The Canfield and Voodoo sliders look similar; are there aftermarket offerings to convert those from QR to 142x12? Anything others that I have missed??


----------



## Loudpawlz (Jan 26, 2004)

Sent from my SCH-I535 using Tapatalk


----------



## Pick (Feb 12, 2012)

*Thanks 'Loudpawlz'*

^^^ Awesome; thanks for sharing!! I didn't see anything about that on their website. It simply says...
Dropout Compatibility: Patent-pending Kobe Slider Dropouts allow belt-driven or chain-driven or geared configurations


----------



## adinpapa (Dec 4, 2007)

Salsa Alternator drop outs have a 142x12 option . It has hanger on it, but that could be cut off . Also it's way overpriced at over $100 for the plate and maxle


----------



## Paul.C (Aug 13, 2011)

I don't think that is too expensive compared to others. It cost me $100 to convert my kona. The Maxle isn't cheap @$55-75. 


Sent from my hammock


----------



## jhobert (Feb 1, 2012)

Loudpawlz said:


> Sent from my SCH-I535 using Tapatalk


Will this work on any mtb frame or just a specific model and brand frame?

Sent from my SM-N900T using Tapatalk


----------



## Paul.C (Aug 13, 2011)

Specifically for spot brand frames. What do you have?


Sent from my hammock


----------



## jhobert (Feb 1, 2012)

Paul.C said:


> Specifically for spot brand frames. What do you have?
> 
> Sent from my hammock


I have a chinese carbon frame and wanted to do single speed and I saw this thinking it might work since theres sliders on it and it will eliminate using a chain tensioner

Sent from my SM-N900T using Tapatalk


----------



## mpbspt (Jun 2, 2007)

*I vote Lynskey!*

I have two Lynskeys - one rigid and one 1x10 - both have PMW sliders - the 1x10 has 142x12 spacing and the rigid has 135 spacing. However, they have the exact same frame dimensions, but the PMW dropouts determine the spacing.

What that means is you can get any Lynskey with sliders and add PMW dropouts to run 142x12. I just got the black ano PMW dropouts with titanium hardware as an upgrade for my 1x10 (yes I am a geek)


----------



## racefit (Aug 26, 2010)

Looks like the 2014 Canfield Nimble 9 does...

http://canfieldbrothers.com/store/index.php/frames/nimble-9.html

Sent from my iPad using Tapatalk


----------



## Pick (Feb 12, 2012)

mpbspt said:


> What that means is you can get any Lynskey with sliders and add PMW dropouts to run 142x12. I just got the black ano PMW dropouts with titanium hardware as an upgrade for my 1x10 (yes I am a geek)

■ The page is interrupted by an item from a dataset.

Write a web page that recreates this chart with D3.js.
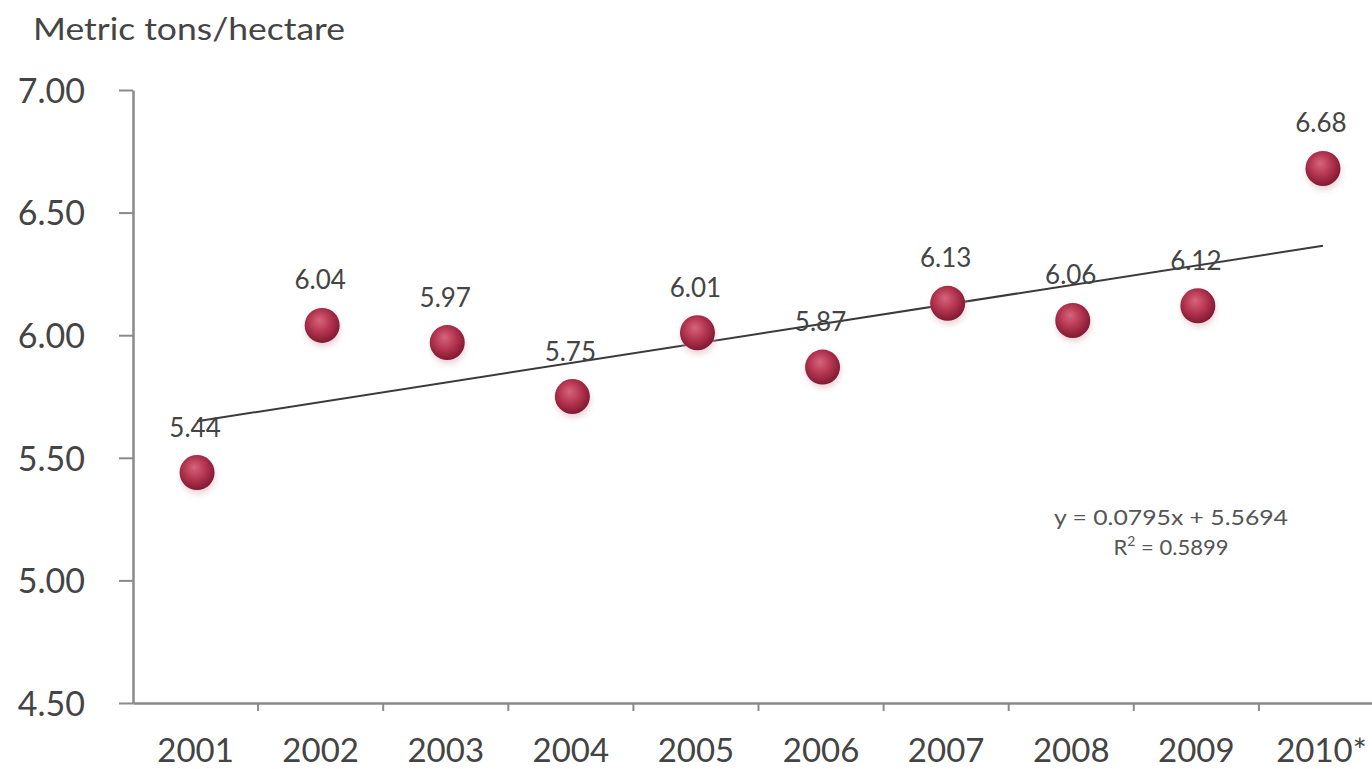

Thanks mpbspt!! That's what I thought but glad someone actually confirmed it. I'm torn between the Lynskey & Carver Ti 420.


----------



## Igoreha (Feb 20, 2010)

Salsa makes 142x12 alternator plates that comes with maxle. That should be compartible with elmariachi since 2011 year (when they moved from ebb to alternators).


----------



## mack_turtle (Jan 6, 2009)

old thread- anyone have some of these dropouts so that they can take some measurements for me? even better, anyone have some to sell? I'd like to see if they would work for my modification, but Spot is out of them.


----------



## Redlands R&C (Dec 14, 2013)

mack_turtle said:


> old thread- anyone have some of these dropouts so that they can take some measurements for me? even better, anyone have some to sell? I'd like to see if they would work for my modification, but Spot is out of them.


I had a spot acme for a short bit, I did replace one of the dropouts with a "Kobe" dropout that spot provided for me, let me see if I can dig that up. In the meantime I do have a set of PMW's I'll measure for you in the other thread


----------



## Pick (Feb 12, 2012)

*blast from the past *

OP here... If anyone cares: I did end up getting a Salsa El Mar but never converted it to thru-axle. I did find the Salsa part number for the thru-axle alternators and procured the Hope axle (HUB255 - man was that thing hard to find) but never converted the hub. Rode it for a year or so and sold it, haven't had a SS since. Wishing I had a rigid SS in the stable but can't justify the cost given the use it will likely (not) get.

Because the internet is for pics, here's my long lost friend...

Good luck on your search mack_turtle


----------